"Literacy" is a vexed
term with copious conflicting definitions, but an attempt at a working
definition is useful here as I explore it with my 1101 students this fall. I am defining
“literacy” as more than the skills of decoding and letter formation, but as
reading, writing and composing practices socially situated within culture and
power structures. By using the term composing,
I am including digital literacies, music, art and orality.
Due to their social
situatedness, literacy practices are
not neutral. They are infused with
world views, “saturated with ideology” (Street, 1993, p. 435) and therefore
carry with them ways of forming identity and reproducing institutions (Gee,
1996 qtd. in Mahiri, 2005). Brandt
(2001) pushes us to look closely at how dominant ways of being and knowing are
reproduced with her notion of literacy sponsors. She asks us to think about who is bankrolling
literacy practices in order to make generalizations about power and
literacy.
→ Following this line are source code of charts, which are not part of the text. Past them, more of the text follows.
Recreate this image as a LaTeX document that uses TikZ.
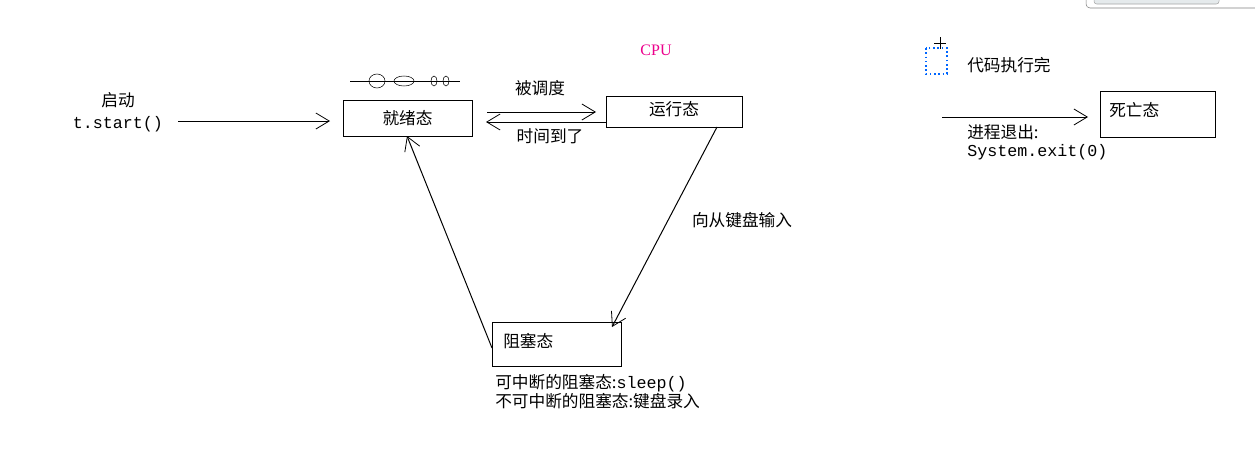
\documentclass[tikz,border=0pt]{standalone}
\usepackage{fontspec}
\setmainfont{Noto Sans CJK SC}
\setmonofont{Liberation Mono}
\newfontfamily\cpufont{Liberation Serif}
\usetikzlibrary{arrows.meta}

\begin{document}
\begin{tikzpicture}[x=0.75pt,y=0.75pt,yscale=-1,xscale=1,
  font=\fontsize{12.5}{15}\selectfont,
  state/.style={draw,line width=0.75pt},
  edge/.style={line width=0.75pt,-{Straight Barb[length=10pt,width=12pt,line width=0.6pt]}},
  lbl/.style={inner sep=0pt,anchor=west,align=left}]
\useasboundingbox (0,0) rectangle (1255,461);

%Shape: Rectangle [id:ready] 
\draw[state] (343,100) rectangle (472,136);
\node (ready) at (407.5,118) {就绪态};
%Shape: Rectangle [id:running] 
\draw[state] (606,96) rectangle (742,127);
\node (running) at (674,109) {运行态};
%Shape: Rectangle [id:dead] 
\draw[state] (1100,91) rectangle (1215,137);
\node[lbl] (dead) at (1109,110) {死亡态};
%Shape: Rectangle [id:blocked] 
\draw[state] (492,322) rectangle (621,366);
\node[lbl] (blocked) at (503,341) {阻塞态};

%Straight Lines [id:start] 
\coordinate (s0) at (178,121);
\coordinate (s1) at (330,121);
\draw[edge] (s0) -- (s1);
\node (lstart) at (118,100) {启动};
\node (lstartcode) at (118,124) {\ttfamily t.start()};

%Straight Lines [id:schedule] 
\coordinate (r0) at (487,112);
\coordinate (r1) at (596,112);
\draw[edge] (r0) -- (r1);
\node (lsched) at (540,88) {被调度};
%Straight Lines [id:timeout] 
\coordinate (t0) at (606,122);
\coordinate (t1) at (486,122);
\draw[edge] (t0) -- (t1);
\node (ltime) at (550,136) {时间到了};

\node[text=magenta] (cpu) at (656,50) {\cpufont\fontsize{12}{14}\selectfont CPU};

%Straight Lines [id:toblocked] 
\coordinate (b0) at (717,127);
\coordinate (b1) at (612,327);
\draw[edge] (b0) -- (b1);
\node (linput) at (742,220) {向从键盘输入};

%Straight Lines [id:toready] 
\coordinate (k0) at (492,348);
\coordinate (k1) at (407,136);
\draw[edge] (k0) -- (k1);

\node[lbl] (lblock1) at (495,383) {可中断的阻塞态:{\ttfamily sleep()}};
\node[lbl] (lblock2) at (495,401) {不可中断的阻塞态:键盘录入};

%Straight Lines [id:exit] 
\coordinate (e0) at (942,117);
\coordinate (e1) at (1088,117);
\draw[edge] (e0) -- (e1);
\node[lbl] (ldone) at (967,65) {代码执行完};
\node[lbl] (lexit) at (967,132) {进程退出:};
\node[lbl] (lexitcode) at (967,152) {\ttfamily System.exit(0)};

%Shape: queue symbol 
\draw (350,81) -- (460,81);
\draw (377,81) ellipse (8 and 7);
\draw (404,81) ellipse (10 and 5);
\draw (434,81) ellipse (3 and 5);
\draw (446,81) ellipse (3 and 5);

%Shape: dotted icon 
\draw[blue!60!cyan,dotted,line width=1.2pt] (926,48) rectangle (947,74);
\draw (940,37) -- (940,49) (934,43) -- (946,43);

%Shape: window edge 
\draw[gray,rounded corners=3pt] (1086,-6) rectangle (1262,8);
\draw[gray!70,fill=cyan!15!gray!20,rounded corners=2pt] (1094,-6) rectangle (1219,4);
\end{tikzpicture}
\end{document}
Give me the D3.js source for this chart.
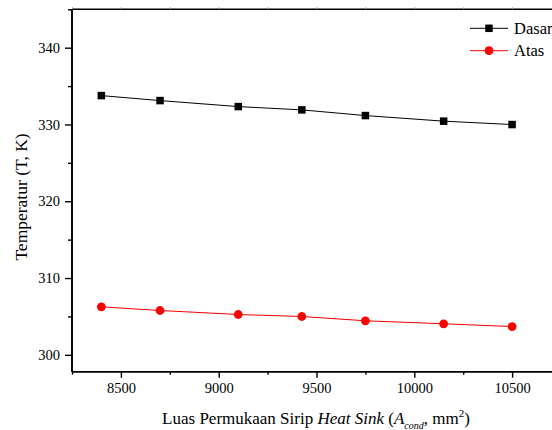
<!DOCTYPE html>
<html><head><meta charset="utf-8">
<script src="https://cdn.jsdelivr.net/npm/d3@7"></script>
<style>
html,body{margin:0;padding:0;background:#fff;overflow:hidden}
svg{display:block}
svg text{font-family:"Liberation Serif","Tinos","Times New Roman","DejaVu Serif","Noto Serif",serif !important;fill:#000}
</style></head>
<body>
<script>
const areas = [8400, 8700, 9100, 9425, 9750, 10150, 10500];
const dasar = [333.76, 333.11, 332.33, 331.90, 331.16, 330.43, 329.99];
const atas  = [306.25, 305.77, 305.25, 304.99, 304.43, 304.04, 303.68];
const seriesNames = ["Dasar", "Atas"];
const xMajorTicks = [8500, 9000, 9500, 10000, 10500];
const xMinorTicks = [8250, 8750, 9250, 9750, 10250, 10750];
const yMajorTicks = [300, 310, 320, 330, 340];
const yMinorTicks = [305, 315, 325, 335, 345];

const FONT = '"Liberation Serif","Tinos","Times New Roman","DejaVu Serif","Noto Serif",serif';
const W = 552, H = 430;
const L = 72, R = 561, T = 9.3, B = 371.7;

const svg = d3.select("body").append("svg").attr("width", W).attr("height", H)
  .attr("font-family", FONT);
const x = d3.scaleLinear().domain([8250, 10750]).range([L, R]);
const y = d3.scaleLinear().domain([297.8, 345]).range([B, T]);

const gx = svg.append("g").attr("transform", `translate(0,${B})`)
  .call(d3.axisBottom(x).tickValues(xMajorTicks).tickSize(6).tickPadding(5).tickFormat(d3.format("d")));
const gxm = svg.append("g").attr("transform", `translate(0,${B})`)
  .call(d3.axisBottom(x).tickValues(xMinorTicks).tickSize(3).tickFormat(""));
const gy = svg.append("g").attr("transform", `translate(${L},0)`)
  .call(d3.axisLeft(y).tickValues(yMajorTicks).tickSize(7).tickPadding(5).tickFormat(d3.format("d")));
const gym = svg.append("g").attr("transform", `translate(${L},0)`)
  .call(d3.axisLeft(y).tickValues(yMinorTicks).tickSize(4).tickFormat(""));
const gt = svg.append("g").attr("transform", `translate(0,${T})`)
  .call(d3.axisTop(x).tickValues(xMajorTicks.concat(xMinorTicks)).tickSize(2).tickFormat(""));
gt.selectAll(".tick line").attr("stroke", "#999");

[gx, gxm, gy, gym, gt].forEach(g => {
  g.attr("font-family", FONT).attr("font-size", 14);
  g.select(".domain").attr("stroke", "#000").attr("stroke-width", 1.6);
  g.selectAll(".tick text").attr("font-size", 14.5).style("font-family", FONT);
});
[gx, gxm, gy, gym].forEach(g => g.selectAll(".tick line").attr("stroke-width", 1.4));
gt.select(".domain").attr("d", `M${L},0H${R}`);
gx.select(".domain").attr("d", `M${L},0H${R}`);
gxm.select(".domain").attr("d", `M${L},0H${R}`);
gy.select(".domain").attr("d", `M0,${B}V${T}`);
gym.select(".domain").attr("d", `M0,${B}V${T}`);

const line = vals => d3.line().x((d, i) => x(areas[i])).y(d => y(d))(vals);
svg.append("path").attr("d", line(dasar)).attr("fill", "none").attr("stroke", "#000").attr("stroke-width", 1);
svg.append("path").attr("d", line(atas)).attr("fill", "none").attr("stroke", "#ff0000").attr("stroke-width", 1);

const sq = 7.5;
svg.append("g").selectAll("rect").data(dasar).join("rect")
  .attr("x", (d, i) => x(areas[i]) - sq / 2).attr("y", d => y(d) - sq / 2)
  .attr("width", sq).attr("height", sq).attr("fill", "#000");
svg.append("g").selectAll("circle").data(atas).join("circle")
  .attr("cx", (d, i) => x(areas[i])).attr("cy", d => y(d)).attr("r", 4.4).attr("fill", "#ff0000");

const lg = svg.append("g");
const legY = [28.3, 50.7];
lg.append("line").attr("x1", 470).attr("x2", 508).attr("y1", legY[0]).attr("y2", legY[0]).attr("stroke", "#000");
lg.append("rect").attr("x", 489 - sq / 2).attr("y", legY[0] - sq / 2).attr("width", sq).attr("height", sq).attr("fill", "#000");
lg.append("line").attr("x1", 470).attr("x2", 508).attr("y1", legY[1]).attr("y2", legY[1]).attr("stroke", "#ff0000");
lg.append("circle").attr("cx", 489).attr("cy", legY[1]).attr("r", 4.4).attr("fill", "#ff0000");
seriesNames.forEach((n, i) => {
  lg.append("text").attr("x", 514).attr("y", legY[i] + 5.5).attr("font-size", 16.5).style("font-family", FONT).text(n);
});

svg.append("text").attr("transform", `translate(27,197) rotate(-90)`)
  .attr("text-anchor", "middle").attr("font-size", 17.5).style("font-family", FONT).text("Temperatur (T, K)");

const xt = svg.append("text").attr("x", 316).attr("y", 424).attr("text-anchor", "middle")
  .attr("font-size", 17).style("font-family", FONT);
xt.append("tspan").text("Luas Permukaan Sirip ");
xt.append("tspan").attr("font-style", "italic").text("Heat Sink");
xt.append("tspan").text(" (");
xt.append("tspan").attr("font-style", "italic").text("A");
xt.append("tspan").attr("font-style", "italic").attr("font-size", 10).attr("dy", 5).text("cond");
xt.append("tspan").attr("dy", -5).text(", mm");
xt.append("tspan").attr("font-size", 11).attr("dy", -7).text("2");
xt.append("tspan").attr("dy", 7).text(")");
</script>
</body></html>
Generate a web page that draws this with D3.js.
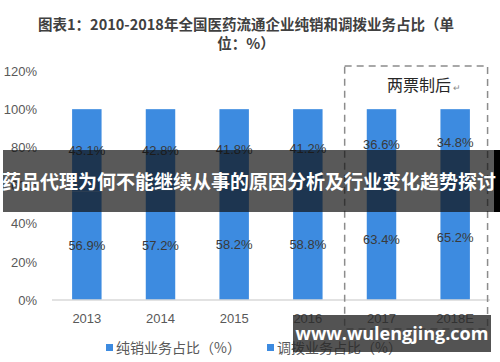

Sponsors of literacy pass on
their ideologies to those whom they sponsor.
If one’s literacy sponsor is not a member of the dominant group, or, if
that sponsor is a member of the dominant group that is best served by keeping
the non-dominant group in that position in society, she can find herself on the
economic margins of society.
As Brandt points out, literacy is “a key resource
in gaining profit and edge” therefore “the powerful work . . . to conscript and ration the resource of
literacy” (p. 21). Think for a moment
about what the music and fashion industries stand to gain from “gangster”
literacy practices (Moje, 2000). Brandt
asks us to think about who gets to decide which literacies are valuable, how
they are valued, and which ones not valued. She asks us to think of how that
valuing is infused with issues of power and powerlessness.